--- BEGIN ---

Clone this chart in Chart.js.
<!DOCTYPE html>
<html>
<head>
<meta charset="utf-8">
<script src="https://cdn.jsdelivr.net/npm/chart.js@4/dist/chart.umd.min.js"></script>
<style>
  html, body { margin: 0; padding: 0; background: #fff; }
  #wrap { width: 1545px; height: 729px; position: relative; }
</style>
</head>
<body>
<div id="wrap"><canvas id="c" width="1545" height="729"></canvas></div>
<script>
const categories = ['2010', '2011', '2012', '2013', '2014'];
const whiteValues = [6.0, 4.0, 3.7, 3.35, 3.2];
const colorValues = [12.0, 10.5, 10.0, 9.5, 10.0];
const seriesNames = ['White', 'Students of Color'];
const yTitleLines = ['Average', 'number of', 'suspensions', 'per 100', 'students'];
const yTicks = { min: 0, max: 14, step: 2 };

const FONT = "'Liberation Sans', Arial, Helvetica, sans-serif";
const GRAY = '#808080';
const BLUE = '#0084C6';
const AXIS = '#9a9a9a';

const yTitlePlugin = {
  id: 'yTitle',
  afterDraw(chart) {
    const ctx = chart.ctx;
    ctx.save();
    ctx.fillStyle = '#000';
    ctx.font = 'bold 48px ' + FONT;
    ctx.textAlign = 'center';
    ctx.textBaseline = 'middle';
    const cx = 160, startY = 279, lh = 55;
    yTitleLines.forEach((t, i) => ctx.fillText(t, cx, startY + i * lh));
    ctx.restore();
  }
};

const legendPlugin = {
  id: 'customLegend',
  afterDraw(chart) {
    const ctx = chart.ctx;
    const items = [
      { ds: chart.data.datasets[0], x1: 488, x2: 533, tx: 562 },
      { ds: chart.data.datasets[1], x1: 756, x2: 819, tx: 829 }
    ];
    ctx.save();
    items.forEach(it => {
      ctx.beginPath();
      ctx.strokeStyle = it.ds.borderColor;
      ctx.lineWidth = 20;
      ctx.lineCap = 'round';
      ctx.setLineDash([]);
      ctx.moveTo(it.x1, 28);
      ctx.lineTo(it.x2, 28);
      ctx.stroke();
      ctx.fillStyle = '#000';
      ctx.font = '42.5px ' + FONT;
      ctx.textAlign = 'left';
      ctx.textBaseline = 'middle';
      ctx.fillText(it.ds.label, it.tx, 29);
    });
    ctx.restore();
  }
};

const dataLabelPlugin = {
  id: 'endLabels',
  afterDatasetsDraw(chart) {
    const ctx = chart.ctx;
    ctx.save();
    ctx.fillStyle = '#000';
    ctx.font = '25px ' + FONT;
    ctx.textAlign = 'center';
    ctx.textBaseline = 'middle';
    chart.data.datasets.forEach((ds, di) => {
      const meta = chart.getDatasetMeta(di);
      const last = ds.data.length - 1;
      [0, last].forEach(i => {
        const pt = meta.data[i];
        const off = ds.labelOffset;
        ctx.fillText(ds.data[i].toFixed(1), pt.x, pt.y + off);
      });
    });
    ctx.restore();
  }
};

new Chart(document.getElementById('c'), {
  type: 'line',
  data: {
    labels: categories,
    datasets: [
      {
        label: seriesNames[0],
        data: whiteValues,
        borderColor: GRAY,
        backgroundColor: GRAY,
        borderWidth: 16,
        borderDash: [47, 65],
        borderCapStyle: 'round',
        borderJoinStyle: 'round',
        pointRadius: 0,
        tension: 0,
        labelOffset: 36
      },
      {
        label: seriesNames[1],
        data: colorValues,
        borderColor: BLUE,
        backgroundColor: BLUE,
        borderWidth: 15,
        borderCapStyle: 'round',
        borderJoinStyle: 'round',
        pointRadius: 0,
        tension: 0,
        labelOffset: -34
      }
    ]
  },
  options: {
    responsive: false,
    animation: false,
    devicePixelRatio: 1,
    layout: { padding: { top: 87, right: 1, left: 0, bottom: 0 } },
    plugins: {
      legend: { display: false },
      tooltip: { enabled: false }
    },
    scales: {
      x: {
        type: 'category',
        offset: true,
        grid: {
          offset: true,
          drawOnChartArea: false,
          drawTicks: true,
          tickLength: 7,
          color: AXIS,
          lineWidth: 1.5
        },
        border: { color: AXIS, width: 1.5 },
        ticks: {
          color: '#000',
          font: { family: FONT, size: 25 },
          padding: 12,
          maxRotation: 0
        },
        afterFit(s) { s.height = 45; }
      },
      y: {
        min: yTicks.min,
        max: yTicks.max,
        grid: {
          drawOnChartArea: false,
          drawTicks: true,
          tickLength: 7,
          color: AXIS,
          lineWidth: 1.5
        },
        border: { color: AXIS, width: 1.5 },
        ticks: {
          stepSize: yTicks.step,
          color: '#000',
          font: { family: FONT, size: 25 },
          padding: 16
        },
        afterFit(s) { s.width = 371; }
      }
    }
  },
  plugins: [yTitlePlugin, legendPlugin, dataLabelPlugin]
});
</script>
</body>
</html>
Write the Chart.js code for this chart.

--- END ---

Nothing in the data may differ; print all of it exactly as written.

Clone this chart in Chart.js.
<!DOCTYPE html>
<html>
<head>
<meta charset="utf-8">
<script src="https://cdn.jsdelivr.net/npm/chart.js@4/dist/chart.umd.min.js"></script>
<style>
  html, body { margin: 0; padding: 0; background: #fff; }
  #wrap { width: 1545px; height: 729px; position: relative; }
</style>
</head>
<body>
<div id="wrap"><canvas id="c" width="1545" height="729"></canvas></div>
<script>
const categories = ['2010', '2011', '2012', '2013', '2014'];
const whiteValues = [6.0, 4.0, 3.7, 3.35, 3.2];
const colorValues = [12.0, 10.5, 10.0, 9.5, 10.0];
const seriesNames = ['White', 'Students of Color'];
const yTitleLines = ['Average', 'number of', 'suspensions', 'per 100', 'students'];
const yTicks = { min: 0, max: 14, step: 2 };

const FONT = "'Liberation Sans', Arial, Helvetica, sans-serif";
const GRAY = '#808080';
const BLUE = '#0084C6';
const AXIS = '#9a9a9a';

const yTitlePlugin = {
  id: 'yTitle',
  afterDraw(chart) {
    const ctx = chart.ctx;
    ctx.save();
    ctx.fillStyle = '#000';
    ctx.font = 'bold 48px ' + FONT;
    ctx.textAlign = 'center';
    ctx.textBaseline = 'middle';
    const cx = 160, startY = 279, lh = 55;
    yTitleLines.forEach((t, i) => ctx.fillText(t, cx, startY + i * lh));
    ctx.restore();
  }
};

const legendPlugin = {
  id: 'customLegend',
  afterDraw(chart) {
    const ctx = chart.ctx;
    const items = [
      { ds: chart.data.datasets[0], x1: 488, x2: 533, tx: 562 },
      { ds: chart.data.datasets[1], x1: 756, x2: 819, tx: 829 }
    ];
    ctx.save();
    items.forEach(it => {
      ctx.beginPath();
      ctx.strokeStyle = it.ds.borderColor;
      ctx.lineWidth = 20;
      ctx.lineCap = 'round';
      ctx.setLineDash([]);
      ctx.moveTo(it.x1, 28);
      ctx.lineTo(it.x2, 28);
      ctx.stroke();
      ctx.fillStyle = '#000';
      ctx.font = '42.5px ' + FONT;
      ctx.textAlign = 'left';
      ctx.textBaseline = 'middle';
      ctx.fillText(it.ds.label, it.tx, 29);
    });
    ctx.restore();
  }
};

const dataLabelPlugin = {
  id: 'endLabels',
  afterDatasetsDraw(chart) {
    const ctx = chart.ctx;
    ctx.save();
    ctx.fillStyle = '#000';
    ctx.font = '25px ' + FONT;
    ctx.textAlign = 'center';
    ctx.textBaseline = 'middle';
    chart.data.datasets.forEach((ds, di) => {
      const meta = chart.getDatasetMeta(di);
      const last = ds.data.length - 1;
      [0, last].forEach(i => {
        const pt = meta.data[i];
        const off = ds.labelOffset;
        ctx.fillText(ds.data[i].toFixed(1), pt.x, pt.y + off);
      });
    });
    ctx.restore();
  }
};

new Chart(document.getElementById('c'), {
  type: 'line',
  data: {
    labels: categories,
    datasets: [
      {
        label: seriesNames[0],
        data: whiteValues,
        borderColor: GRAY,
        backgroundColor: GRAY,
        borderWidth: 16,
        borderDash: [47, 65],
        borderCapStyle: 'round',
        borderJoinStyle: 'round',
        pointRadius: 0,
        tension: 0,
        labelOffset: 36
      },
      {
        label: seriesNames[1],
        data: colorValues,
        borderColor: BLUE,
        backgroundColor: BLUE,
        borderWidth: 15,
        borderCapStyle: 'round',
        borderJoinStyle: 'round',
        pointRadius: 0,
        tension: 0,
        labelOffset: -34
      }
    ]
  },
  options: {
    responsive: false,
    animation: false,
    devicePixelRatio: 1,
    layout: { padding: { top: 87, right: 1, left: 0, bottom: 0 } },
    plugins: {
      legend: { display: false },
      tooltip: { enabled: false }
    },
    scales: {
      x: {
        type: 'category',
        offset: true,
        grid: {
          offset: true,
          drawOnChartArea: false,
          drawTicks: true,
          tickLength: 7,
          color: AXIS,
          lineWidth: 1.5
        },
        border: { color: AXIS, width: 1.5 },
        ticks: {
          color: '#000',
          font: { family: FONT, size: 25 },
          padding: 12,
          maxRotation: 0
        },
        afterFit(s) { s.height = 45; }
      },
      y: {
        min: yTicks.min,
        max: yTicks.max,
        grid: {
          drawOnChartArea: false,
          drawTicks: true,
          tickLength: 7,
          color: AXIS,
          lineWidth: 1.5
        },
        border: { color: AXIS, width: 1.5 },
        ticks: {
          stepSize: yTicks.step,
          color: '#000',
          font: { family: FONT, size: 25 },
          padding: 16
        },
        afterFit(s) { s.width = 371; }
      }
    }
  },
  plugins: [yTitlePlugin, legendPlugin, dataLabelPlugin]
});
</script>
</body>
</html>
Write the Chart.js code for this chart.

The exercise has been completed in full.